John A. Bloom helpfully noted, in The Natural Sciences: A Student’s Guide, that “contemporary science has chosen to restrict itself to giving naturalistic explanations no matter what,” (21) and this leads to perceived conflict between between science and Christianity. Bloom helps us understand that there is no real conflict between science and the Christian faith. No, he helpfully illustrates that the real conflict is between naturalistic and Christian commitments. Therefore, the science vs. faith narrative that is often conveyed in popular culture is not accurate to real life. Instead, the faith commitments of naturalism and Christianity provide differing perspectives on the foundations of scientific study.  

Naturalism and Christianity are both faith commitments. The question is: which is more scientific? And which provides a better foundation? Naturalism assumes materialism (the belief that all things are composed of matter, energy, or ideas). Christianity, on the other hand, holds that there is a God who works in and above the material world. God is able to do this because He is not a part of creation; He is the Creator.

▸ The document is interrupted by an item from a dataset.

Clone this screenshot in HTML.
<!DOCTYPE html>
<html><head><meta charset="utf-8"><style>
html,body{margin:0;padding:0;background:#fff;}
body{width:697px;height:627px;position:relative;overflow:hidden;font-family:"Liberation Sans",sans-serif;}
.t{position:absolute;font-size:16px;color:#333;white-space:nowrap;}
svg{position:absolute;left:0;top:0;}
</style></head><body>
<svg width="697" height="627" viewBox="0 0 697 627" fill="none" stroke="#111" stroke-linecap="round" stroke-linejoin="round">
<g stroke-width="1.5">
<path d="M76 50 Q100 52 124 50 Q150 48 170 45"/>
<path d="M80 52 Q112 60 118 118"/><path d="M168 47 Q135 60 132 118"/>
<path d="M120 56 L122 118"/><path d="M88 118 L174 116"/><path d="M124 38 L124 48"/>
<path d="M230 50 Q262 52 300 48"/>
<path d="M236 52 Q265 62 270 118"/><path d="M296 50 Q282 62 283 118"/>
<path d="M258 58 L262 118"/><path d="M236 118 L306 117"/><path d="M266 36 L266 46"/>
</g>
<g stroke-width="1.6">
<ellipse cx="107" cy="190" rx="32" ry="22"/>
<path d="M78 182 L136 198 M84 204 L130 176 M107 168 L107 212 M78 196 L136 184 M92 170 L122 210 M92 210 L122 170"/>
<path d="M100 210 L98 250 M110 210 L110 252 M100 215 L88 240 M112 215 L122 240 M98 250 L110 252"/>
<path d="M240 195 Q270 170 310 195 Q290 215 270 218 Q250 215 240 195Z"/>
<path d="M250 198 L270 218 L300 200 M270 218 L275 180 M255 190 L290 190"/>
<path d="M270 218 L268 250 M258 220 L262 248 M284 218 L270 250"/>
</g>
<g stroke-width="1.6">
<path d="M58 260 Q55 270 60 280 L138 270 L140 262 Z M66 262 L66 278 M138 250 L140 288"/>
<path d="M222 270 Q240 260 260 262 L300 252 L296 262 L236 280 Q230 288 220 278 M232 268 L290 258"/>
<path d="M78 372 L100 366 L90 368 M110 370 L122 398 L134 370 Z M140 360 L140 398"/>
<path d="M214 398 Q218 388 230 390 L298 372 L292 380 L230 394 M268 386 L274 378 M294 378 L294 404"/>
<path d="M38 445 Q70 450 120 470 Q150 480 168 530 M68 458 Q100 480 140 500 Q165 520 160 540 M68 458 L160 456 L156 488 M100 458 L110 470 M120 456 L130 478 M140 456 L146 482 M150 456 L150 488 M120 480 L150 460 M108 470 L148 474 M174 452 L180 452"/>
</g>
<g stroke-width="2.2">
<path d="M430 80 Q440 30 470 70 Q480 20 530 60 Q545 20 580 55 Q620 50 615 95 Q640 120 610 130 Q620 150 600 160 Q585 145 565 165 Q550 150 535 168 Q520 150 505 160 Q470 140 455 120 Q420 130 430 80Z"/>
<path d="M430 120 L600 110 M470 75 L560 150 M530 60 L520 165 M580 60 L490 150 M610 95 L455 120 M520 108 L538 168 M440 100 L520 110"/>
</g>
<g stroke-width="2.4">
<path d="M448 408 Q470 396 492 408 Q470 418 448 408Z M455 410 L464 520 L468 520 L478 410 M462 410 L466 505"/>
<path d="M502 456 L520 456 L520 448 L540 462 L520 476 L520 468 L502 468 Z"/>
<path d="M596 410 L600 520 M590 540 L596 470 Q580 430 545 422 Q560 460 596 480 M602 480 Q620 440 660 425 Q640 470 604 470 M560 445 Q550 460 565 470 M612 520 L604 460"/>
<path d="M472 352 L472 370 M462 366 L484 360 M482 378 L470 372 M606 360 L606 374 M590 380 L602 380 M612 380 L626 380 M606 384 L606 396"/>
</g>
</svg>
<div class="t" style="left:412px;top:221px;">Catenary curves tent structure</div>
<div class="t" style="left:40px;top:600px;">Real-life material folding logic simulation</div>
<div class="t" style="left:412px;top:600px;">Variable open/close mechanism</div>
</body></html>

Christianity offers a stronger foundation to build upon because it can engage all the laws of nature, and it gives reasonable support by demonstrating that the laws of the natural world were decreed by a Law-maker. Naturalism assumes laws of nature, but can give no account for the origin or enforcement of these laws. Instead of limiting the study and understanding of the world to the natural, Christians can study the natural universe and investigate natural causes most accurately and confidently because we understand that God is the Originator, Designer, and Sustainer. We have a foundation to build on. Those committed to a secular worldview are looking for a “God-particle,” a theory of everything, and other unifying ideas, but they are searching for what Christians have already found—God.

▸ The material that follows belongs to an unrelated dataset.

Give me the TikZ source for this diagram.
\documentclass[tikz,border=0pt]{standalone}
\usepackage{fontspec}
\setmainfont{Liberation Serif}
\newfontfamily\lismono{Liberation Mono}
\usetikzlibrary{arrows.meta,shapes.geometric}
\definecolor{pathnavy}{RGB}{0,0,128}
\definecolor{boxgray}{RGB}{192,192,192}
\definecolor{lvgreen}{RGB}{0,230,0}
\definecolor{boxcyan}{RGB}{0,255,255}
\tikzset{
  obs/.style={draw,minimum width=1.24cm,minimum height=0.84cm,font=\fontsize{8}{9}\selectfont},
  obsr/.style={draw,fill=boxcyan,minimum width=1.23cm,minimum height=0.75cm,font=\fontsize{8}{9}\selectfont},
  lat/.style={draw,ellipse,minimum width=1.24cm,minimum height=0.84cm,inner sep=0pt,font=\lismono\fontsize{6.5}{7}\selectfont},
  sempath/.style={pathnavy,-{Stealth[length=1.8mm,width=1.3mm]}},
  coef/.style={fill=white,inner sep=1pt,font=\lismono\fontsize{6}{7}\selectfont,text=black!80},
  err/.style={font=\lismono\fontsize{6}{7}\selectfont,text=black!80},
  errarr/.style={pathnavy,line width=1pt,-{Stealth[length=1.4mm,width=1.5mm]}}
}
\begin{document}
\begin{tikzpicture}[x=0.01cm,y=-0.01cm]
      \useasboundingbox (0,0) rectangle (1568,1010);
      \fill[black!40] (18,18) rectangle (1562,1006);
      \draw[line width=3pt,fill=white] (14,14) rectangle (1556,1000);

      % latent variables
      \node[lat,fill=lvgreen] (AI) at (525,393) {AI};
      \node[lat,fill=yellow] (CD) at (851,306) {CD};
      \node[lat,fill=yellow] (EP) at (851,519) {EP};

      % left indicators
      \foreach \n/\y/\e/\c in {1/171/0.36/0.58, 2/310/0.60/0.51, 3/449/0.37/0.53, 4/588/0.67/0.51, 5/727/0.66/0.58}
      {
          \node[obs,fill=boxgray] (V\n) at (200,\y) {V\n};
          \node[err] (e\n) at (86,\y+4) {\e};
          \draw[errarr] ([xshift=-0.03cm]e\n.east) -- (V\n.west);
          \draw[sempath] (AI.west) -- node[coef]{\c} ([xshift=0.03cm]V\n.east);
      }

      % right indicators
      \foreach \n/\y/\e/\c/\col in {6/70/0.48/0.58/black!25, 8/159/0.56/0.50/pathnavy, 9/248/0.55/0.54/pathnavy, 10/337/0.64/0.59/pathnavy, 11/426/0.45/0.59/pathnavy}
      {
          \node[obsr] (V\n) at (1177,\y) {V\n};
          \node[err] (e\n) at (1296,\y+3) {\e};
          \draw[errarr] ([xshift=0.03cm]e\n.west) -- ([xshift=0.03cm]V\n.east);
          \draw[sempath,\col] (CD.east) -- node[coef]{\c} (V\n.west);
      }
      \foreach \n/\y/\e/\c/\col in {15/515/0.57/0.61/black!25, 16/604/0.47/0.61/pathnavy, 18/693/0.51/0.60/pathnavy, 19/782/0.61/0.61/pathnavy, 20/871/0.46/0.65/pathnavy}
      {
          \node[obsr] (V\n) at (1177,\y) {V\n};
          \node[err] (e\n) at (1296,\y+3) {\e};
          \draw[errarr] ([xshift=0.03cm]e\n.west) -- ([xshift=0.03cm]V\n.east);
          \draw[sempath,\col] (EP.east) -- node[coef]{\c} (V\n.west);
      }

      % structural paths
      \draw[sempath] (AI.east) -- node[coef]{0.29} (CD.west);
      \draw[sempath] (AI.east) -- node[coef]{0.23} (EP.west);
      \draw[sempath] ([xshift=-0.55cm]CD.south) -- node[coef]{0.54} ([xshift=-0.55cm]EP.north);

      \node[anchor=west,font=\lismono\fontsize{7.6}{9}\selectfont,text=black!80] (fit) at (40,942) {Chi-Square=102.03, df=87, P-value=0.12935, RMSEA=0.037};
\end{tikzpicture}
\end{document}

Toward: Right Aims of STEAM-Subjects

While science is invested in investigating the what of various phenomena, engineering and technology is working with the how and why. Tech companies want to design, enhance, and engineer items to make the world better. And, in many ways, they have succeeded. We have devices that can clean water, perform accurate surgeries, preserve food, and much more. However, the big question that needs to be asked is: What is the definition of better?

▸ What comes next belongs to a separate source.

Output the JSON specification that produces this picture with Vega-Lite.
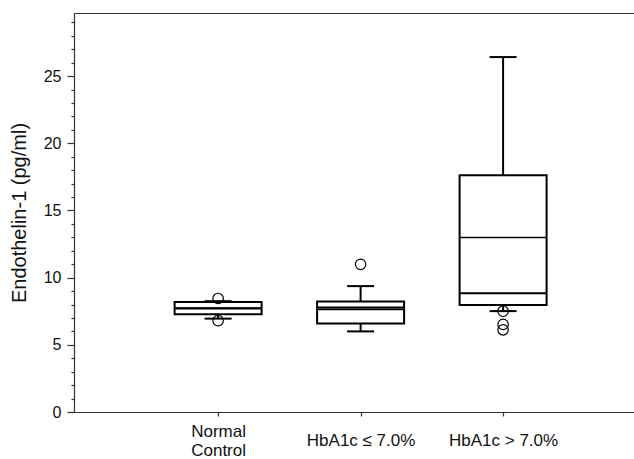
{
  "$schema": "https://vega.github.io/schema/vega-lite/v6.json",
  "width": 560,
  "height": 399,
  "autosize": {"type": "none"},
  "padding": {"left": 74, "top": 13, "right": 0, "bottom": 47},
  "background": "white",
  "config": {
    "view": {"stroke": null},
    "axis": {"domainColor": "#333333", "tickColor": "#333333", "labelColor": "#111111", "labelFont": "Liberation Sans", "titleFont": "Liberation Sans", "titleColor": "#111111", "grid": false, "domainWidth": 1.2, "tickWidth": 1.2}
  },
  "datasets": {
    "stats": [
      {"group": "Normal Control", "lower": 6.95, "q1": 7.27, "median": 7.71, "mean": 7.74, "q3": 8.18, "upper": 8.25},
      {"group": "HbA1c ≤ 7.0%", "lower": 6.0, "q1": 6.59, "median": 7.64, "mean": 7.79, "q3": 8.22, "upper": 9.37},
      {"group": "HbA1c > 7.0%", "lower": 7.51, "q1": 7.96, "median": 8.83, "mean": 12.98, "q3": 17.62, "upper": 26.42}
    ],
    "outliers": [
      {"group": "Normal Control", "value": 8.45},
      {"group": "Normal Control", "value": 6.8},
      {"group": "HbA1c ≤ 7.0%", "value": 10.99},
      {"group": "HbA1c > 7.0%", "value": 7.5},
      {"group": "HbA1c > 7.0%", "value": 6.52},
      {"group": "HbA1c > 7.0%", "value": 6.12}
    ]
  },
  "resolve": {"axis": {"x": "independent", "y": "independent"}},
  "layer": [
    {
      "data": {"name": "stats"},
      "mark": {"type": "rule", "color": "black", "strokeWidth": 2, "opacity": 1},
      "encoding": {
        "x": {"field": "group", "type": "nominal", "sort": null,
          "scale": {"type": "point", "padding": 0.965, "align": 0.524, "domain": ["Normal Control", "HbA1c ≤ 7.0%", "HbA1c > 7.0%"]},
          "axis": {"orient": "bottom", "title": null, "labelAngle": 0, "tickSize": 4, "labelFontSize": 17, "labelPadding": 24, "labelLineHeight": 19,
            "labelBaseline": {"condition": {"test": "datum.value == 'Normal Control'", "value": "bottom"}, "value": "middle"},
            "labelExpr": "datum.value == 'Normal Control' ? ['Normal', 'Control'] : datum.label"}},
        "y": {"field": "lower", "type": "quantitative",
          "scale": {"domain": [0, 29.7], "nice": false, "zero": false},
          "axis": {"orient": "left", "title": "Endothelin-1 (pg/ml)", "titleFontSize": 20, "titleFontWeight": "normal", "titlePadding": 14,
            "values": [0, 5, 10, 15, 20, 25], "tickSize": 7, "labelFontSize": 16, "labelPadding": 6}},
        "y2": {"field": "q1"}
      }
    },
    {
      "data": {"name": "stats"},
      "mark": {"type": "rule", "color": "black", "strokeWidth": 2, "opacity": 1},
      "encoding": {
        "x": {"field": "group", "type": "nominal", "sort": null,
          "scale": {"type": "point", "padding": 0.965, "align": 0.524, "domain": ["Normal Control", "HbA1c ≤ 7.0%", "HbA1c > 7.0%"]},
          "axis": {"orient": "top", "title": null, "labels": false, "ticks": false, "domain": true}},
        "y": {"field": "q3", "type": "quantitative", "scale": {"domain": [0, 29.7], "nice": false, "zero": false},
          "axis": {"orient": "left", "title": null, "labels": false, "tickSize": 3, "domain": false,
            "values": [1,2,3,4,6,7,8,9,11,12,13,14,16,17,18,19,21,22,23,24,26,27,28,29]}},
        "y2": {"field": "upper"}
      }
    },
    {
      "data": {"name": "stats"},
      "mark": {"type": "bar", "fill": "white", "stroke": "black", "strokeWidth": 2, "size": 87, "opacity": 1},
      "encoding": {
        "x": {"field": "group", "type": "nominal", "sort": null, "axis": null,
          "scale": {"type": "point", "padding": 0.965, "align": 0.524, "domain": ["Normal Control", "HbA1c ≤ 7.0%", "HbA1c > 7.0%"]}},
        "y": {"field": "q1", "type": "quantitative", "scale": {"domain": [0, 29.7], "nice": false, "zero": false}, "axis": null},
        "y2": {"field": "q3"}
      }
    },
    {
      "data": {"name": "stats"},
      "mark": {"type": "tick", "color": "black", "size": 87, "thickness": 2, "opacity": 1},
      "encoding": {
        "x": {"field": "group", "type": "nominal", "sort": null, "axis": null,
          "scale": {"type": "point", "padding": 0.965, "align": 0.524, "domain": ["Normal Control", "HbA1c ≤ 7.0%", "HbA1c > 7.0%"]}},
        "y": {"field": "median", "type": "quantitative", "scale": {"domain": [0, 29.7], "nice": false, "zero": false}, "axis": null}
      }
    },
    {
      "data": {"name": "stats"},
      "mark": {"type": "tick", "color": "black", "size": 87, "thickness": 1.5, "opacity": 1},
      "encoding": {
        "x": {"field": "group", "type": "nominal", "sort": null, "axis": null,
          "scale": {"type": "point", "padding": 0.965, "align": 0.524, "domain": ["Normal Control", "HbA1c ≤ 7.0%", "HbA1c > 7.0%"]}},
        "y": {"field": "mean", "type": "quantitative", "scale": {"domain": [0, 29.7], "nice": false, "zero": false}, "axis": null}
      }
    },
    {
      "data": {"name": "stats"},
      "mark": {"type": "tick", "color": "black", "size": 27, "thickness": 2, "opacity": 1},
      "encoding": {
        "x": {"field": "group", "type": "nominal", "sort": null, "axis": null,
          "scale": {"type": "point", "padding": 0.965, "align": 0.524, "domain": ["Normal Control", "HbA1c ≤ 7.0%", "HbA1c > 7.0%"]}},
        "y": {"field": "lower", "type": "quantitative", "scale": {"domain": [0, 29.7], "nice": false, "zero": false}, "axis": null}
      }
    },
    {
      "data": {"name": "stats"},
      "mark": {"type": "tick", "color": "black", "size": 27, "thickness": 2, "opacity": 1},
      "encoding": {
        "x": {"field": "group", "type": "nominal", "sort": null, "axis": null,
          "scale": {"type": "point", "padding": 0.965, "align": 0.524, "domain": ["Normal Control", "HbA1c ≤ 7.0%", "HbA1c > 7.0%"]}},
        "y": {"field": "upper", "type": "quantitative", "scale": {"domain": [0, 29.7], "nice": false, "zero": false}, "axis": null}
      }
    },
    {
      "data": {"name": "outliers"},
      "mark": {"type": "point", "shape": "circle", "filled": false, "color": "black", "strokeWidth": 1.2, "size": 110, "opacity": 1},
      "encoding": {
        "x": {"field": "group", "type": "nominal", "sort": null, "axis": null,
          "scale": {"type": "point", "padding": 0.965, "align": 0.524, "domain": ["Normal Control", "HbA1c ≤ 7.0%", "HbA1c > 7.0%"]}},
        "y": {"field": "value", "type": "quantitative", "scale": {"domain": [0, 29.7], "nice": false, "zero": false}, "axis": null}
      }
    }
  ]
}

Is cheaper, more accessible food better? Are GMOs good or bad? Are fossil-fuels good because of all the advances that they provide? Or are they a problem because of the pollutants they emit?

STEAM subjects must wrestle with ethics because engineering and technology are ethically guided. Many technologies have made things easier for the developed world, but easier doesn’t always mean better. The prevailing moral construct of secularism is cultural relativism—“the belief that truth and morals are relative to (or defined by) one’s culture.” This is a shaky concept. It would mean that the will of the people (the culture) is what determines what is good. In other words, what we want is what we should get. On its face, this is a dangerous way to live. Every one of us wants things that are not good. There are numerous historical examples of cultures gone wrong—think about slavery, greed, discrimination, and other evils that have marked era after era. Why would a rational person (like a scientist) want to live according to a hypothesis that has already been tested and been found disastrous?

Christians have a vision of the good life. We have a reason to believe in innate human rights. We have an understanding of the brokenness of mankind. We have a commitment to follow Christ in helping those in need.

Christian engineers and technologists have concrete aims and standards. This is a major advantage when it comes to inventing, designing, or improving. We can wrestle with whether or not our work is honoring to God. We can choose projects that do more than make things easy—we can work on projects that meet needs, advance the gospel, support equity, and explore God’s creation.

In my next post, we will examine the aim of the scientific method and how that relates to biblical integration.

STEM, STEAM, and an Integrated World

Integrating material is a natural inclination for many educators. We intuitively understand that the world is not neatly divided into separate areas of study—all of life is interdisciplinary. Think about any area of life to see this play out  in your own life. Taking care of family includes budgeting, planning, teamwork, entertainment, problem-solving… Playing baseball includes score-keeping, situational thinking, leadership, order, identification… Cultivating a healthy lifestyle includes shopping, exercising, cooking, sleeping, enjoying, accomplishing… While life is made up of many elements, those elements are all part of a larger whole. This understanding is clearly seen in STEM-education.

“STEM is a curriculum based on the idea of educating students in four specific disciplines — science, technology, engineering and mathematics — in an interdisciplinary and applied approach. Rather than teach the four disciplines as separate and discrete subjects, STEM integrates them into a cohesive learning paradigm based on real-world applications.”

Of course, this makes sense. Science has the goal of systematically moving from ignorance to knowledge. Technology is the practical application of knowledge. Engineering uses science and technology with the aim of creating things/spaces/systems which are useful for people. Math is the science of numbers which is used as a language for measurement and communication. Each element of STEM serves the others. They exist with one another and for one another. However, the world of education is now noting that the symbiosis does not and should not stop with science, tech, engineering, and math. STEM does not exist as something walled off from the rest of the world.

Think about the area of “design.” Is design more related to engineering (designing bridges/planes/golf-clubs) or art (designing sculptures/beautiful buildings/music)? Uh oh. You might have noticed the cross-over. Bridges and buildings do need to be engineered, but they also need to be artfully developed. Consider the old cathedrals of Europe—are they great feats of engineering or great works of art? Both! Architects are artists… and engineers. It turns out that the world is, as previously noted, naturally integrated.

This is one of the reasons that STEAM education (STEM plus Art) is on the rise. There is a need for scientists to think creatively as they produce hypotheses, consider how to test them, and convey their findings. Musicians are innately mathematical. In fact, music is, in a very real sense, math (twelve tones combined systematically in horizontal and vertical patterns). City planners have to do the math in order to pragmatically engineer working systems, but they must also engage in the art of developing appealing and attractive spaces.

Is it any wonder that some of the great thinkers were artists and scientists? Consider Leonardo da Vinci: painter and inventor. Consider Benjamin Franklin: author and scientist. And think about some of the great developments of every age. Is the Parthenon art or engineering? Both. Is the iPhone practical or stylish? Both. This shows the natural integration of the ultimate Designer—God. And it shows that those in his image are made to be integrators too.